I don’t have a lot to say about the Family Tebow’s pro-life Super Bowl ad that isn’t said by Will Saletan (of all people!) here. The gist: Pam Tebow was diagnosed with a placental abruption during pregnancy. Doctors recommended abortion because the odds of Pam’s death were pretty high and the odds of stillbirth were even higher. She chose life, her son became an irritatingly pious Heisman winner, and they both made a TV ad. Saletan:

On Sunday, we won’t see all the women who chose life and found death. We’ll just see the Tebows, because they’re alive and happy to talk about it. In the business world, this is known as survivor bias: Failed mutual funds disappear, leaving behind the successful ones, which creates the illusion that mutual funds tend to beat market averages. In the Tebows’ case, the survivor bias is literal. If you’re diagnosed with placental abruption, you have the right to choose life. But don’t be so sure that life is what you’ll get.

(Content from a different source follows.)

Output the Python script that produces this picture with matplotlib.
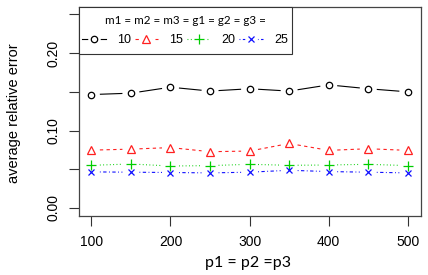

Right. Or as Hobbes puts it, in his reply to the Foole’s contention that there is no justice, and if there is it isn’t worth paying attention to:

First, that when a man doth a thing, which notwithstanding any thing that can be foreseen, and reckoned on, tendeth to his own destruction, howsoever some accident which he could not expect, arriving, may turne it to his benefit, yet such events do not make it reasonably or wisely done.

It’s the percentages that matter. (As an aside, I’d find the ad’s line of argument more compelling if it focused on a case of disability that (a) usually led to abortion and (b) allowed the person with the disability to live a meaningful life, whatever that is. The use of a case where there’s serious risk of death makes the argument a lot less convincing.)